Quel était l’effet propre du sacrement ainsi compris ? Sa formule même indique qu’on le regardait comme le rite collateur du Saint-Esprit. Celui-ci est, dans la doctrine de saint Athanase, une onction et un sceau (χρῖσμα λέγεται τὸ Πνεῦμα καὶ ἔστι σφραγίς. Il venait donc, après le baptême, confirmer, parfaire, achever et sceller pour ainsi dire la vie chrétienne acquise par le néophyte : il venait le fortifier et le rendre invincible aux attaques du démon.

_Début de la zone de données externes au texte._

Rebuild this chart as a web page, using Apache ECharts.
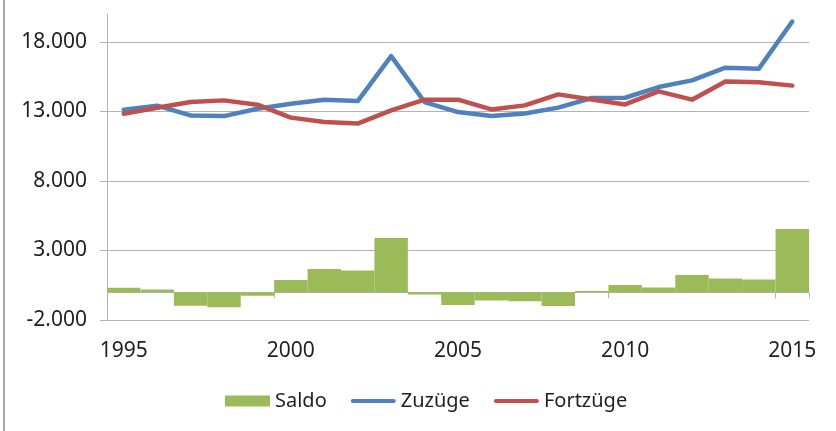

Pour la confirmation, comme pour le baptême, le mot σφραγίς est assez souvent employé par nos auteurs. On l’a vu par la formule qui accompagne le rite. Saint Cyrille répète le mot ailleurs. L’onction chrismale est, d’après Didyme, σφραγὶς χριστοῦ ἐν μετόπῳ. Dans l’euchologe de Sérapion (xxv, 2), les baptisés sont affermis par le sceau (σφραγῖδι) de l’onction. Même façon de s’exprimer dans les Constitutions apostoliques (vii, 22, 2). On en peut conclure que ces auteurs admettaient que la confirmation, comme le baptême, imprime à celui qui la reçoit un caractère, et, en conséquence, ne saurait être renouvelée. Et sans doute, nous savons que les hérétiques initiés au christianisme dans l’hérésie étaient, lorsqu’ils se convertissaient et que leur baptême était reconnu valable, reçus dans l’Église par le rite collateur de l’Esprit-Saint, c’est-à-dire par la confirmation ; mais c’est précisément parce qu’on ne croyait pas que les hérétiques possédassent la sainte chrismation et pussent conférer le Saint-Esprit.